# [PROBLEM TO SOLVE]
Retype, please, the listing from its opening line through the line that contains "solid_joinstyle='round')", both included, without the pictures.

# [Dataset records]
====
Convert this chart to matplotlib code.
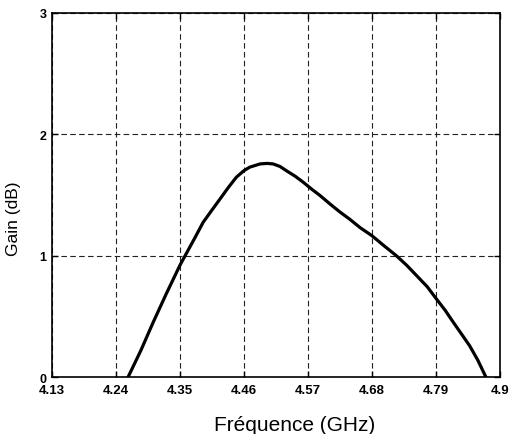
import matplotlib
matplotlib.use("Agg")
import matplotlib.pyplot as plt

freq = [4.261, 4.283, 4.304, 4.327, 4.35, 4.359, 4.375, 4.39, 4.405, 4.419,
        4.433, 4.447, 4.46, 4.47, 4.488, 4.50, 4.51, 4.522, 4.533, 4.548,
        4.562, 4.576, 4.591, 4.608, 4.625, 4.642, 4.66, 4.68, 4.70, 4.722,
        4.74, 4.757, 4.775, 4.791, 4.806, 4.82, 4.834, 4.848, 4.862, 4.876]
gain = [0.0, 0.22, 0.45, 0.69, 0.92, 1.0, 1.14, 1.275, 1.375, 1.467,
        1.56, 1.646, 1.70, 1.729, 1.756, 1.76, 1.756, 1.735, 1.70, 1.655,
        1.605, 1.55, 1.495, 1.426, 1.36, 1.30, 1.23, 1.165, 1.085, 1.0,
        0.92, 0.835, 0.745, 0.643, 0.55, 0.451, 0.355, 0.258, 0.14, 0.0]

xticks = [4.13, 4.24, 4.35, 4.46, 4.57, 4.68, 4.79, 4.9]
xticklabels = ["4.13", "4.24", "4.35", "4.46", "4.57", "4.68", "4.79", "4.9"]
yticks = [0, 1, 2, 3]
yticklabels = ["0", "1", "2", "3"]

plt.rcParams['font.family'] = ['Liberation Sans', 'DejaVu Sans']

fig = plt.figure(figsize=(5.09, 4.35), dpi=100)
ax = fig.add_axes([0.102, 0.131, 0.880, 0.837])

ax.plot(freq, gain, color='black', linewidth=2.3, solid_capstyle='round',
        solid_joinstyle='round')

ax.set_xlim(4.13, 4.9)
ax.set_ylim(0, 3)
ax.set_xticks(xticks)
ax.set_xticklabels(xticklabels, fontsize=9.5, fontweight='bold')
ax.set_yticks(yticks)
ax.set_yticklabels(yticklabels, fontsize=9, fontweight='bold')
ax.tick_params(direction='in', length=4, width=1, top=True, right=True)
ax.tick_params(axis='x', pad=5)
ax.tick_params(axis='y', pad=4)

ax.grid(True, color='#222222', linestyle=(0, (5, 3)), linewidth=0.8)
for s in ax.spines.values():
    s.set_linewidth(1.2)
    s.set_color('black')

ax.set_xlabel("Fréquence (GHz)", fontsize=15)
ax.set_ylabel("Gain (dB)", fontsize=12.5)
ax.xaxis.set_label_coords(0.542, -0.105)
ax.yaxis.set_label_coords(-0.068, 0.437)

fig.savefig("out.png", dpi=100)
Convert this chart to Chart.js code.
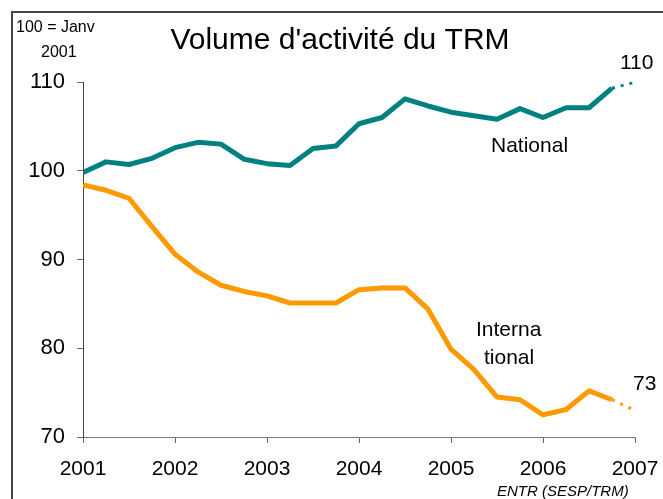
<!DOCTYPE html>
<html>
<head>
<meta charset="utf-8">
<script src="https://cdn.jsdelivr.net/npm/chart.js@4.4.0/dist/chart.umd.min.js"></script>
<style>
    html, body { margin: 0; padding: 0; background: #fff; }
    #wrap { position: relative; width: 663px; height: 499px; overflow: hidden; }
    #frame { position: absolute; left: 11px; top: 11px; width: 700px; height: 600px; border: 2px solid #444; }
    #chart { position: absolute; left: 0; top: 0; }
</style>
</head>
<body>
<div id="wrap">
    <div id="frame"></div>
    <canvas id="chart" width="663" height="499"></canvas>
</div>
<script>
// Quarters (x positions), last point = projection Jan 2007
const quarters = [
    2001, 2001.25, 2001.5, 2001.75,
    2002, 2002.25, 2002.5, 2002.75,
    2003, 2003.25, 2003.5, 2003.75,
    2004, 2004.25, 2004.5, 2004.75,
    2005, 2005.25, 2005.5, 2005.75,
    2006, 2006.25, 2006.5, 2006.75,
    2007
];

const nationalValues = [
    99.8, 101.0, 100.7, 101.4, 102.6, 103.2, 103.0, 101.3,
    100.8, 100.6, 102.5, 102.8, 105.3, 106.0, 108.1, 107.3,
    106.6, 106.2, 105.8, 107.0, 106.0, 107.1, 107.1, 109.3,
    110.0
];

const internationalValues = [
    98.4, 97.8, 96.9, 93.7, 90.6, 88.6, 87.1, 86.4,
    85.9, 85.1, 85.1, 85.1, 86.6, 86.8, 86.8, 84.4,
    79.9, 77.6, 74.5, 74.2, 72.5, 73.1, 75.2, 74.2,
    73.0
];

const yearTicks = ['2001', '2002', '2003', '2004', '2005', '2006', '2007'];
const yTicks = [70, 80, 90, 100, 110];

const FONT = "'Liberation Sans', Arial, sans-serif";

function toPoints(values) {
    return values.map((v, i) => ({ x: quarters[i], y: v }));
}

// last segment is a projection -> dashed
const dashedLast = {
    borderDash: ctx => ctx.p1DataIndex === quarters.length - 1 ? [3, 6] : undefined,
    borderWidth: ctx => ctx.p1DataIndex === quarters.length - 1 ? 3 : undefined
};

// Texts drawn on the canvas
const textPlugin = {
    id: 'texts',
    afterDraw(chart) {
        const c = chart.ctx;
        c.save();
        c.fillStyle = '#000';
        c.textBaseline = 'middle';

        c.font = '30px ' + FONT;
        c.textAlign = 'center';
        c.fillText("Volume d'activité du TRM", 340, 41);

        c.font = '16px ' + FONT;
        c.textAlign = 'left';
        c.fillText('100 = Janv', 16, 28);
        c.fillText('2001', 41, 53);

        c.font = '21px ' + FONT;
        c.fillText('National', 491, 146);
        c.fillText('Interna', 476, 330);
        c.fillText('tional', 484, 358);
        c.fillText('110', 620, 63);
        c.fillText('73', 633, 384);

        c.font = 'italic 15px ' + FONT;
        c.fillText('ENTR (SESP/TRM)', 497, 492);
        c.restore();
    }
};

const chart = new Chart(document.getElementById('chart'), {
    type: 'line',
    data: {
        datasets: [
            {
                label: 'National',
                data: toPoints(nationalValues),
                borderColor: '#008080',
                borderWidth: 5,
                pointRadius: 0,
                tension: 0,
                borderJoinStyle: 'round',
                segment: dashedLast
            },
            {
                label: 'International',
                data: toPoints(internationalValues),
                borderColor: '#FF9900',
                borderWidth: 5,
                pointRadius: 0,
                tension: 0,
                borderJoinStyle: 'round',
                segment: dashedLast
            }
        ]
    },
    options: {
        responsive: false,
        animation: false,
        events: [],
        layout: { padding: { left: 0, right: 28, top: 82, bottom: 0 } },
        plugins: {
            legend: { display: false },
            title: { display: false },
            tooltip: { enabled: false }
        },
        scales: {
            x: {
                type: 'linear',
                min: 2001,
                max: 2007,
                afterFit: scale => {
                    scale.height = 62;
                    scale.paddingLeft = 0;
                    scale.paddingRight = 0;
                },
                afterBuildTicks: scale => {
                    scale.ticks = yearTicks.map(t => ({ value: Number(t) }));
                },
                ticks: {
                    color: '#000',
                    font: { family: FONT, size: 21 },
                    padding: 14,
                    maxRotation: 0,
                    callback: v => yearTicks.find(t => Number(t) === v) || ''
                },
                grid: { drawOnChartArea: false, color: '#666', tickLength: 6 },
                border: { color: '#777', width: 1 }
            },
            y: {
                min: 70,
                max: 110,
                afterFit: scale => {
                    scale.width = 83;
                    scale.paddingTop = 0;
                    scale.paddingBottom = 0;
                },
                afterBuildTicks: scale => {
                    scale.ticks = yTicks.map(v => ({ value: v }));
                },
                ticks: {
                    color: '#000',
                    font: { family: FONT, size: 22 },
                    padding: 12
                },
                grid: { drawOnChartArea: false, color: '#666', tickLength: 6 },
                border: { color: '#444', width: 1 }
            }
        }
    },
    plugins: [textPlugin]
});
</script>
</body>
</html>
====
# [SOLVED PROBLEM]
Convert this chart to matplotlib code.
import matplotlib
matplotlib.use("Agg")
import matplotlib.pyplot as plt

freq = [4.261, 4.283, 4.304, 4.327, 4.35, 4.359, 4.375, 4.39, 4.405, 4.419,
        4.433, 4.447, 4.46, 4.47, 4.488, 4.50, 4.51, 4.522, 4.533, 4.548,
        4.562, 4.576, 4.591, 4.608, 4.625, 4.642, 4.66, 4.68, 4.70, 4.722,
        4.74, 4.757, 4.775, 4.791, 4.806, 4.82, 4.834, 4.848, 4.862, 4.876]
gain = [0.0, 0.22, 0.45, 0.69, 0.92, 1.0, 1.14, 1.275, 1.375, 1.467,
        1.56, 1.646, 1.70, 1.729, 1.756, 1.76, 1.756, 1.735, 1.70, 1.655,
        1.605, 1.55, 1.495, 1.426, 1.36, 1.30, 1.23, 1.165, 1.085, 1.0,
        0.92, 0.835, 0.745, 0.643, 0.55, 0.451, 0.355, 0.258, 0.14, 0.0]

xticks = [4.13, 4.24, 4.35, 4.46, 4.57, 4.68, 4.79, 4.9]
xticklabels = ["4.13", "4.24", "4.35", "4.46", "4.57", "4.68", "4.79", "4.9"]
yticks = [0, 1, 2, 3]
yticklabels = ["0", "1", "2", "3"]

plt.rcParams['font.family'] = ['Liberation Sans', 'DejaVu Sans']

fig = plt.figure(figsize=(5.09, 4.35), dpi=100)
ax = fig.add_axes([0.102, 0.131, 0.880, 0.837])

ax.plot(freq, gain, color='black', linewidth=2.3, solid_capstyle='round',
        solid_joinstyle='round')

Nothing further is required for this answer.